This project was built for the "IoT Service Planning" performance assessment, a subject in the 1st-year major track at Korea Digital Media High School's Web Programming department.
1. Overview
As digital environments have advanced, many people today have spent more of their lives indoors from a young age, and their use of smartphones, computers, and other electronic devices has increased.
Keeping at least 30cm of distance between yourself and an electronic device is necessary to protect your eyes, but many users either don't know this or know it and don't follow it — and as a result, many people's eye health has been getting worse.
I thought about how to solve this problem, and EYESAM is a project designed to help manage the eye health of modern people who are more exposed to digital environments than ever.

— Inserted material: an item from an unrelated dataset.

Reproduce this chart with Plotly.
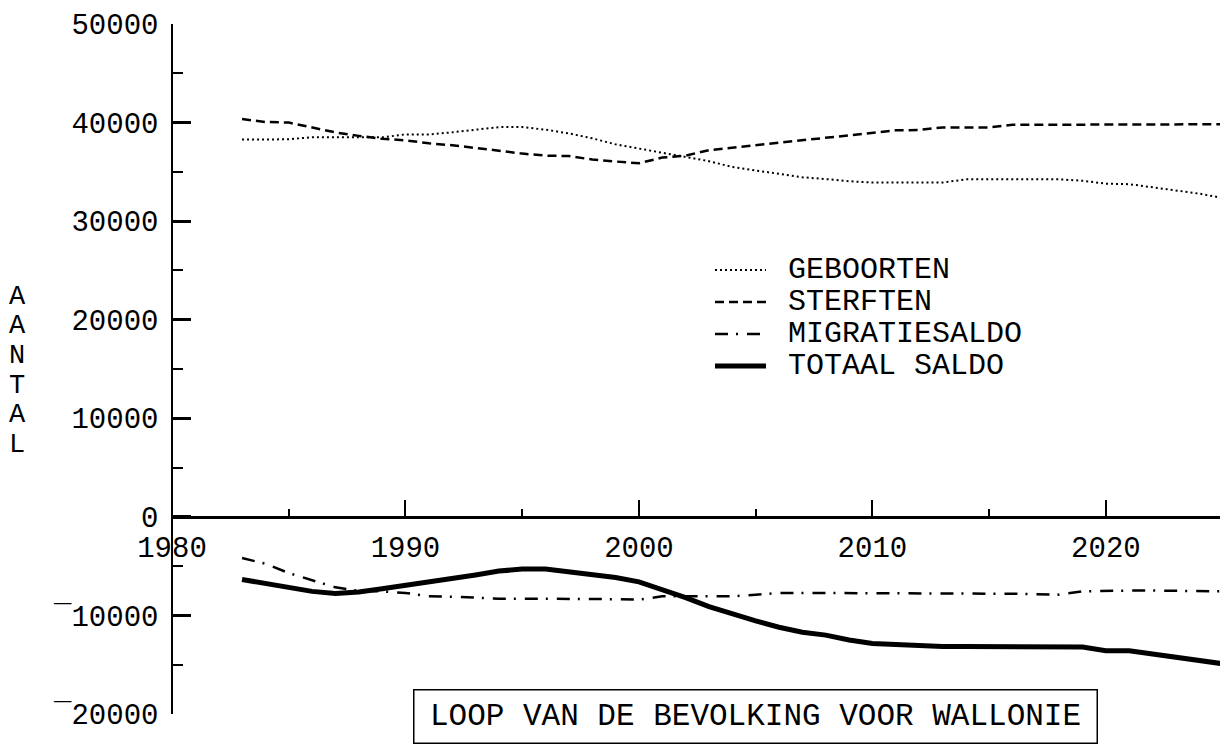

I worked on this project with a classmate from my first year.
2. System Architecture
Hardware built around a Raspberry Pi collects environmental data — the user's blink rate, their distance from the device, and the room's temperature, humidity, brightness, and sound — and updates this information in real time to a database built with Firebase.
The app then reads this data from the Firebase database and shows the user feedback about their eye health based on it.
| Component | Role |
|---|---|
| LED | Shows the risk level of the user's environment with different LED colors (levels 1–3) |
| Button | Dismisses the warning that appears when the user is in a risky environment for their eyes |
| Buzzer | Plays a sound alongside the LED when the highest risk level is reached |
| Ultrasonic sensor | Measures the distance between the user and the electronic device |
| Temperature & humidity sensor | Measures the temperature and humidity of the user's location |
| Light sensor | Measures the brightness of the user's location |
| Sound sensor | Measures the sound level of the user's location |
3. Retrospective
I originally planned to use a camera for this project, but during development I ran into a Python version and package manager issue on the Raspberry Pi where the camera itself was recognized, but cv2's videoCapture(0) came back as none.
On top of that, I ran into an issue where dlib wouldn't install.
These camera-related issues and Raspberry Pi version problems caused frequent errors, and every time something broke during the project I had to reset the Raspberry Pi. This inevitably stretched out the development timeline, but I kept at it and didn't give up.
To work around the camera issue, instead of wiring up the Raspberry Pi's camera module, I used my laptop's webcam to extract the data I needed and send it to the database.
Building this project introduced me to a lot of new tools for the first time — React Native Expo, Firebase Firestore, and Raspberry Pi among them. With React Native, Expo let me build the app much faster than traditional native app development would have, and Firebase's documentation was thorough enough that it was easy to pick up.
Since this Raspberry Pi project was built for a major-track performance assessment, a lot of classmates were using the same hardware to build their own projects at the same time — so whenever something broke, I could actively share it with my teacher and classmates and get feedback, which let me keep improving it.